Por que aliados de Lula veem Pacheco como ‘contenção’ ao ‘trator’ Lira
Presidente tem sido estimulado a se aproximar ainda mais do presidente do Senado, aliado estratégico em contraponto ao chefe da Câmara

Os presidentes da Câmara, Arthur Lira (PP-AL), e do Senado, Rodrigo Pacheco (PSD-MG), têm perfis de atuação política notoriamente muito distintos. Enquanto Lira não raro é descrito por aliados e adversários como um “trator”, Pacheco é adepto da “política à mineira” e os seus preceitos de conciliação e discrição. Como mostra reportagem de VEJA desta semana, as diferenças entre eles transbordam, consequentemente, às relações de cada um com o governo do presidente Luiz Inácio Lula da Silva.
Neste sentido, não se ouve de Pacheco críticas públicas à recorrentemente desancada — não só por Lira — articulação de Lula com o Congresso. O mineiro tampouco tem histórico de proximidade com o bolsonarismo como Arthur Lira, que foi o grande fiador do governo anterior e, literalmente, vestiu a camisa do ex-presidente na campanha de 2022. Os posicionamentos fazem Pacheco ser visto no entorno de Lula como um aliado valioso, de quem o presidente deve se aproximar mais para criar um freio a Lira. “É a oportunidade de o presidente fazer uma contenção no Senado”, diz um cacique da Casa.
O presidente deve ao mineiro uma boa parte do ambiente que tem no Senado. Na última semana, o advogado Cristiano Zanin Martins, que defendeu Lula nos processos da Lava-Jato, percorreu os corredores do Senado em busca de apoio para ser confirmado ministro do Supremo Tribunal Federal. Foi bem recebido por praticamente todos os partidos e tem a aprovação dada como quase certa. O “beija-mão” oficial começou na segunda-feira 12, com uma visita a Pacheco, que o recebeu ao lado de Davi Alcolumbre (União-AP), presidente da Comissão de Constituição e Justiça, órgão a quem compete inquirir os indicados ao STF. Conseguiu de imediato a confirmação da sua sabatina para o dia 21 de junho. Comparados aos quatro meses que teve de esperar o ministro André Mendonça, apoiado por Jair Bolsonaro, os onze dias entre a indicação e o anúncio da data da arguição dão a medida da boa vontade que o Senado tem com Lula — e esse nem foi um caso isolado.

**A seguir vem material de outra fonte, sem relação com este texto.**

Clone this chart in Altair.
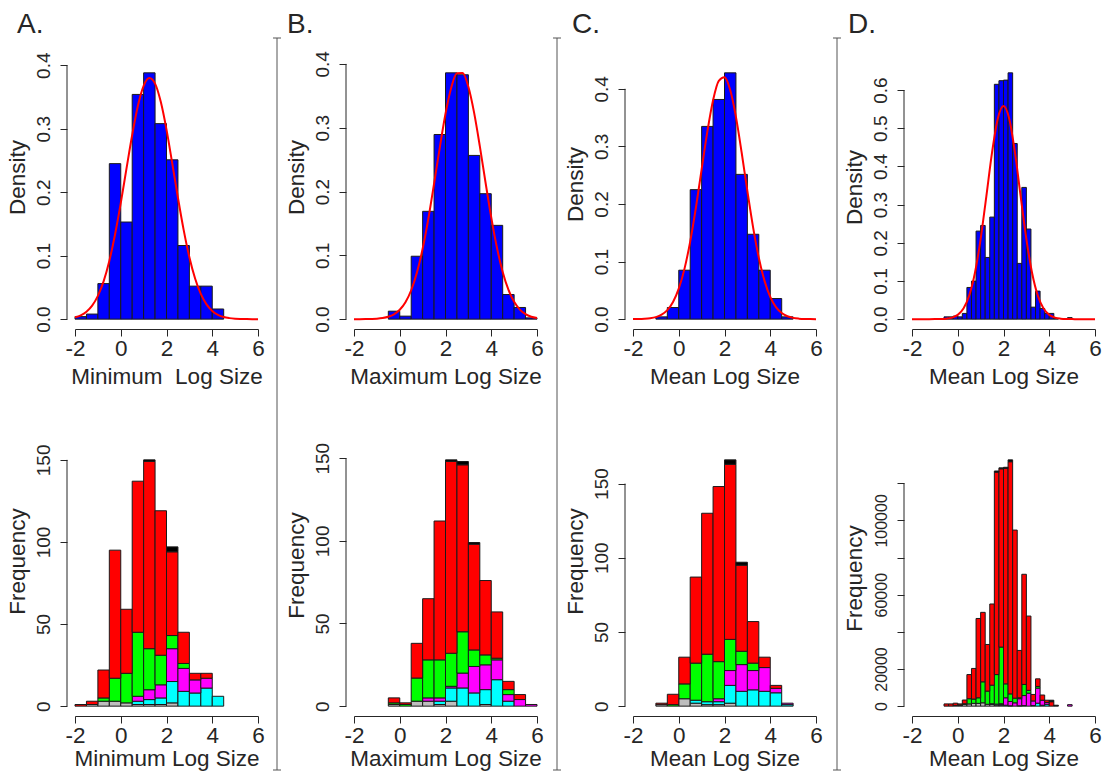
import altair as alt
import pandas as pd

FONT = "Liberation Sans"
TXT = "#262626"
LINE = "#262626"
W, H = 183, 266

XT = [-2, 0, 2, 4, 6]
CATS = ["grey", "cyan", "magenta", "green", "red", "black"]
COLS = ["#BEBEBE", "#00FFFF", "#FF00FF", "#00FF00", "#FF0000", "#000000"]

CURVE_X = [-2.0, -1.75, -1.5, -1.25, -1.0, -0.75, -0.5, -0.25, 0.0, 0.25, 0.5, 0.75,
           1.0, 1.25, 1.5, 1.75, 2.0, 2.25, 2.5, 2.75, 3.0, 3.25, 3.5, 3.75, 4.0,
           4.25, 4.5, 4.75, 5.0, 5.25, 5.5, 5.75, 6.0]

# ---------- Panel A ----------
A_bins = [-2.0, -1.5, -1.0, -0.5, 0.0, 0.5, 1.0, 1.5, 2.0, 2.5, 3.0, 3.5, 4.0]
A_width = 0.5
A_density = [0.004, 0.008, 0.056, 0.245, 0.153, 0.354, 0.388, 0.308, 0.251, 0.116, 0.052, 0.052, 0.016]
A_curve = [0.0030, 0.0061, 0.0117, 0.0213, 0.0367, 0.0596, 0.0917, 0.1334, 0.1827, 0.2370, 0.2901,
           0.3361, 0.3676, 0.3798, 0.3710, 0.3423, 0.2986, 0.2458, 0.1913, 0.1406, 0.0976, 0.0641,
           0.0397, 0.0232, 0.0129, 0.0068, 0.0033, 0.0016, 0.0007, 0.0003, 0.0001, 0.0, 0.0]
A_grey = [0, 1, 3, 3, 2, 1, 1, 1, 2, 0, 0, 0, 0]
A_cyan = [0, 0, 0, 0, 0, 2, 3, 4, 13, 9, 8, 11, 6]
A_magenta = [0, 0, 0, 0, 0, 3, 6, 8, 20, 14, 8, 6, 0]
A_green = [0, 0, 2, 14, 18, 39, 25, 18, 8, 3, 0, 0, 0]
A_red = [1, 2, 17, 78, 39, 92, 114, 88, 51, 19, 4, 3, 0]
A_black = [0, 0, 0, 0, 0, 0, 1, 0, 3, 0, 0, 0, 0]

# ---------- Panel B ----------
B_bins = [-0.5, 0.0, 0.5, 1.0, 1.5, 2.0, 2.5, 3.0, 3.5, 4.0, 4.5, 5.0, 5.5]
B_width = 0.5
B_density = [0.0125, 0.0047, 0.0986, 0.169, 0.2894, 0.386, 0.383, 0.2566, 0.1966, 0.147, 0.0386, 0.0183, 0.002]
B_curve = [0.0, 0.0, 0.0001, 0.0003, 0.0007, 0.0017, 0.0037, 0.0076, 0.0147, 0.0265, 0.0453,
           0.0729, 0.1102, 0.1573, 0.2122, 0.2689, 0.3219, 0.3627, 0.3853, 0.3858, 0.3641, 0.3236,
           0.2712, 0.2142, 0.1594, 0.1118, 0.0740, 0.0462, 0.0271, 0.0150, 0.0078, 0.0038, 0.0018]
B_grey = [1, 0, 3, 3, 1, 3, 0, 0, 1, 0, 0, 0, 0]
B_cyan = [0, 0, 0, 0, 2, 8, 11, 8, 9, 16, 3, 0, 0]
B_magenta = [0, 0, 0, 2, 2, 1, 9, 16, 15, 12, 4, 4, 1]
B_green = [1, 1, 14, 23, 23, 20, 25, 10, 6, 1, 3, 0, 0]
B_red = [3, 1, 21, 37, 84, 116, 101, 64, 45, 28, 5, 3, 0]
B_black = [0, 0, 0, 0, 0, 1, 2, 1, 0, 0, 0, 0, 0]

# ---------- Panel C ----------
C_bins = [-1.0, -0.5, 0.0, 0.5, 1.0, 1.5, 2.0, 2.5, 3.0, 3.5, 4.0, 4.5]
C_width = 0.5
C_density = [0.004, 0.0202, 0.085, 0.2249, 0.3347, 0.3815, 0.4277, 0.2514, 0.1474, 0.085, 0.0358, 0.004]
C_curve = [0.0001, 0.0002, 0.0006, 0.0015, 0.0035, 0.0077, 0.0157, 0.0298, 0.0529, 0.0873, 0.1347,
           0.1936, 0.2601, 0.3256, 0.3802, 0.4137, 0.4200, 0.3978, 0.3513, 0.2894, 0.2225, 0.1595,
           0.1067, 0.0665, 0.0387, 0.0209, 0.0106, 0.0050, 0.0022, 0.0009, 0.0003, 0.0001, 0.0]
C_grey = [1, 0, 5, 2, 1, 1, 2, 0, 0, 0, 0, 0]
C_cyan = [0, 0, 0, 2, 2, 2, 12, 10, 11, 10, 9, 1]
C_magenta = [0, 0, 0, 0, 0, 2, 10, 18, 13, 16, 3, 1]
C_green = [0, 1, 10, 25, 32, 25, 21, 9, 5, 0, 0, 0]
C_red = [1, 7, 18, 58, 95, 118, 118, 58, 28, 7, 2, 0]
C_black = [0, 0, 0, 0, 0, 0, 3, 2, 0, 0, 0, 0]

# ---------- Panel D ----------
D_bins = [-0.6, -0.4, -0.2, 0.0, 0.2, 0.4, 0.6, 0.8, 1.0, 1.2, 1.4, 1.6, 1.8, 2.0, 2.2, 2.4,
          2.6, 2.8, 3.0, 3.2, 3.4, 3.6, 3.8, 4.0, 4.2, 4.8]
D_width = 0.2
D_density = [0.006, 0.006, 0.008, 0.006, 0.015, 0.083, 0.0996, 0.2306, 0.2454, 0.1616, 0.2673,
             0.615, 0.6245, 0.626, 0.645, 0.460, 0.146, 0.345, 0.236, 0.0314, 0.0734, 0.028,
             0.015, 0.015, 0.002, 0.004]
D_curve = [0.0, 0.0, 0.0, 0.0, 0.0001, 0.0003, 0.0012, 0.0039, 0.0112, 0.0278, 0.0617, 0.1210,
           0.2097, 0.3218, 0.4369, 0.5248, 0.5579, 0.5248, 0.4369, 0.3218, 0.2097, 0.1210, 0.0617,
           0.0278, 0.0112, 0.0039, 0.0012, 0.0003, 0.0001, 0.0, 0.0, 0.0, 0.0]
D_grey = [0, 0, 400, 500, 1000, 1200, 1500, 1500, 1800, 1000, 1000, 600, 500, 0, 0, 0, 0, 0, 0,
          0, 0, 0, 0, 0, 0, 0]
D_cyan = [0, 0, 0, 0, 0, 0, 0, 0, 0, 0, 300, 500, 500, 500, 200, 0, 200, 300, 0, 300, 1600, 500,
          1000, 0, 0, 0]
D_magenta = [0, 0, 0, 0, 0, 0, 0, 0, 0, 0, 0, 0, 300, 4000, 2300, 1800, 3800, 5400, 7000, 2500,
             8100, 2700, 1000, 0, 0, 800]
D_green = [0, 0, 0, 200, 300, 2800, 2300, 3000, 11300, 7100, 10000, 15900, 30500, 7500, 4100,
           2500, 500, 6000, 1500, 0, 900, 0, 0, 0, 0, 0]
D_red = [1200, 1200, 1200, 500, 2000, 13000, 16500, 42700, 37400, 25100, 43700, 109000, 96000,
         116000, 125000, 90500, 25500, 59300, 40000, 3500, 4100, 2800, 1200, 2400, 0, 0]
D_black = [0, 0, 0, 0, 0, 0, 0, 0, 0, 0, 0, 600, 500, 600, 1000, 0, 0, 0, 0, 0, 0, 0, 0, 800, 500, 0]

DENS_T = [0.0, 0.1, 0.2, 0.3, 0.4]
DENS_T_D = [0.0, 0.1, 0.2, 0.3, 0.4, 0.5, 0.6]
FREQ_T = [0, 50, 100, 150]
FREQ_T_D = [0, 20000, 40000, 60000, 80000, 100000, 120000]
FREQ_SHOWN_D = [0, 20000, 60000, 100000]

XS = alt.Scale(domain=[-2, 6], nice=False, zero=False)

XLAB = 22.5
TITLE = 22.5
YLAB = 19


def x_axis(title, ty):
    return alt.Axis(values=XT, labelExpr="toString(datum.value)", tickSize=7, labelPadding=19,
                    labelBaseline="alphabetic", labelFlush=False, labelOverlap=False,
                    title=title, titleY=ty, titleBaseline="alphabetic", grid=False,
                    domainColor=LINE, tickColor=LINE, labelColor=TXT, titleColor=TXT,
                    labelFontSize=XLAB, titleFontSize=TITLE, titleFontWeight="normal",
                    labelFont=FONT, titleFont=FONT, domainWidth=1, tickWidth=1)


def y_axis(title, values, fmt, ty, label_expr=None, lab_size=YLAB):
    kw = dict(values=values, format=fmt, tickSize=7, labelAngle=270, labelAlign="center",
              labelBaseline="alphabetic", labelPadding=11, labelFlush=False, labelOverlap=False,
              offset=8, domain=False, grid=False, title=title, titleAngle=270,
              titleAlign="center", titleBaseline="alphabetic", titleX=-43, titleY=ty,
              tickColor=LINE, labelColor=TXT, titleColor=TXT, labelFontSize=lab_size,
              titleFontSize=TITLE, titleFontWeight="normal", labelFont=FONT, titleFont=FONT,
              tickWidth=1)
    if label_expr:
        kw["labelExpr"] = label_expr
    return alt.Axis(**kw)


def one():
    return pd.DataFrame({"k": [0]})


def y_domain_line(ys, yax, top):
    return alt.Chart(pd.DataFrame({"a": [0.0], "b": [top]})).mark_rule(
        color=LINE, strokeWidth=1).encode(
        x=alt.value(-8), y=alt.Y("a:Q", scale=ys, axis=yax), y2="b:Q")


def separator(sx):
    top, bot = -25, 707
    v = alt.Chart(one()).mark_rule(color="#555555", strokeWidth=1).encode(
        x=alt.value(sx), y=alt.value(top), y2=alt.value(bot))
    t1 = alt.Chart(one()).mark_rule(color="#555555", strokeWidth=1).encode(
        x=alt.value(sx - 4), x2=alt.value(sx + 4), y=alt.value(top))
    t2 = alt.Chart(one()).mark_rule(color="#555555", strokeWidth=1).encode(
        x=alt.value(sx - 4), x2=alt.value(sx + 4), y=alt.value(bot))
    return [v, t1, t2]


def top_panel(bins, width, dens, curve, yt, xtitle, ty, letter, lx, sx=None):
    M = max(dens)
    ys = alt.Scale(domain=[-0.04 * M, 1.04 * M], nice=False, zero=False)
    xax = x_axis(xtitle, 54)
    yax = y_axis("Density", yt, ".1f", ty)
    df = pd.DataFrame({"start": bins, "end": [b + width for b in bins], "density": dens,
                       "base": [0.0] * len(bins)})
    bars = alt.Chart(df).mark_bar(fill="#0000FF", stroke="#1a1a1a", strokeWidth=1).encode(
        x=alt.X("start:Q", scale=XS, axis=xax), x2="end:Q",
        y=alt.Y("density:Q", scale=ys, axis=yax), y2="base:Q")
    line = alt.Chart(pd.DataFrame({"x": CURVE_X, "y": curve})).mark_line(
        color="#FF0000", strokeWidth=2, interpolate="monotone").encode(
        x=alt.X("x:Q", scale=XS, axis=xax), y=alt.Y("y:Q", scale=ys, axis=yax))
    lab = alt.Chart(pd.DataFrame({"t": [letter]})).mark_text(
        align="left", baseline="alphabetic", fontSize=28, font=FONT, color=TXT).encode(
        text="t:N", x=alt.value(lx), y=alt.value(-30))
    layers = [bars, line, y_domain_line(ys, yax, yt[-1]), lab]
    if sx is not None:
        layers += separator(sx)
    return alt.layer(*layers).properties(width=W, height=H)


def bottom_panel(bins, width, comps, yt, xtitle, ty, label_expr=None, lab_size=YLAB):
    rows = []
    totals = [0] * len(bins)
    for order, (cat, vals) in enumerate(zip(CATS, comps)):
        for i, (b, v) in enumerate(zip(bins, vals)):
            totals[i] += v
            if v > 0:
                rows.append({"start": b, "end": b + width, "cat": cat, "order": order, "count": v})
    df = pd.DataFrame(rows)
    M = max(totals)
    ys = alt.Scale(domain=[-0.04 * M, 1.04 * M], nice=False, zero=False)
    xax = x_axis(xtitle, 49)
    yax = y_axis("Frequency", yt, "d", ty, label_expr, lab_size)
    bars = alt.Chart(df).transform_stack(
        stack="count", as_=["y0", "y1"], groupby=["start"],
        sort=[alt.SortField("order", order="ascending")]).mark_bar(
        stroke="#1a1a1a", strokeWidth=1).encode(
        x=alt.X("start:Q", scale=XS, axis=xax), x2="end:Q",
        y=alt.Y("y1:Q", scale=ys, axis=yax), y2="y0:Q",
        color=alt.Color("cat:N", scale=alt.Scale(domain=CATS, range=COLS), legend=None))
    return alt.layer(bars, y_domain_line(ys, yax, yt[-1])).properties(width=W, height=H)


d_expr = "indexof(" + str(FREQ_SHOWN_D) + ", datum.value) >= 0 ? toString(datum.value) : ''"

charts = [
    top_panel(A_bins, A_width, A_density, A_curve, DENS_T, "Minimum\u00a0 Log Size", 114, "A.", -58),
    top_panel(B_bins, B_width, B_density, B_curve, DENS_T, "Maximum Log Size", 114, "B.", -67, -77),
    top_panel(C_bins, C_width, C_density, C_curve, DENS_T, "Mean Log Size", 121, "C.", -61, -76),
    top_panel(D_bins, D_width, D_density, D_curve, DENS_T_D, "Mean Log Size", 124, "D.", -64, -75),
    bottom_panel(A_bins, A_width, [A_grey, A_cyan, A_magenta, A_green, A_red, A_black],
                 FREQ_T, "Minimum Log Size", 111),
    bottom_panel(B_bins, B_width, [B_grey, B_cyan, B_magenta, B_green, B_red, B_black],
                 FREQ_T, "Maximum Log Size", 115),
    bottom_panel(C_bins, C_width, [C_grey, C_cyan, C_magenta, C_green, C_red, C_black],
                 FREQ_T, "Mean Log Size", 111),
    bottom_panel(D_bins, D_width, [D_grey, D_cyan, D_magenta, D_green, D_red, D_black],
                 FREQ_T_D, "Mean Log Size", 128, d_expr, 16),
]

chart = alt.concat(*charts, columns=4, spacing={"row": 121, "column": 96}, bounds="flush").properties(
    autosize=alt.AutoSizeParams(type="none"),
    padding={"left": 75, "top": 63, "right": 1032, "bottom": 710},
    background="white",
).configure_view(stroke=None)

chart.save("out.html", embed_options={"renderer": "svg", "actions": False})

Antes, Pacheco atuou em sincronia com o governo em relação à CPMI dos atos golpistas, destravando a sua instalação só depois que o Planalto passou a admiti-la e atuando para que o colegiado tivesse maioria governista. Mais recentemente, as votações da medida provisória que definiu a estrutura de ministérios escancaram mais ainda diferenças com Lira. Na noite de 31 de maio, com a MP prestes a caducar, o presidente da Câmara disse que os deputados não poderiam ser responsabilizados caso o texto fosse rejeitado ou nem levado à votação. A culpa, declarou, recairia sobre a falta de articulação política do Executivo. “Vamos conversar e sentir se a Câmara dará mais uma vez o crédito ao governo”, afirmou. A MP foi aprovada horas depois, já na madrugada de 1º de junho, dia em que perderia a validade.
Na Casa vizinha, o clima foi outro. Diante das incertezas, Pacheco se aprontou: suspendeu a sessão, ficou à espera da votação dos deputados e mostrou estar disposto a seguir noite adentro para garantir a Lula aquilo que, nas suas palavras, “é o DNA, é a essência do atual governo”. Sem sobressaltos, o texto foi aprovado pelos senadores no início da tarde de quinta, mesmo dia em que, com votações rápidas, chancelaram as MPs do Bolsa Família e do projeto de Lula que equipara salários de homens e mulheres em funções iguais.
Interesses do governo no Senado
Nas próximas semanas, a aliança com Pacheco, Alcolumbre e outros caciques do Senado vai ser colocada novamente à prova. Além da indicação de Zanin, serão analisados os decretos de Lula que alteraram o marco do saneamento básico (e que foram derrubados pela Câmara), o novo marco fiscal (já aprovado pelos deputados) e a indicação do secretário–executivo da Fazenda, Gabriel Galípolo, para a diretoria do Banco Central.
Outro tema espinhoso e de interesse do Planalto é o marco temporal para demarcações de terras indígenas, aprovado na Câmara em maio. Alvo de pressões da bancada ruralista e de governadores como Jorginho Mello (PL), de Santa Catarina, que foi a Pacheco pedir celeridade, o marco também está sob análise do STF. Por essa razão, e em acordo com lideranças governistas, Pacheco defendeu que o tema seja debatido pelos senadores sem “açodamento”.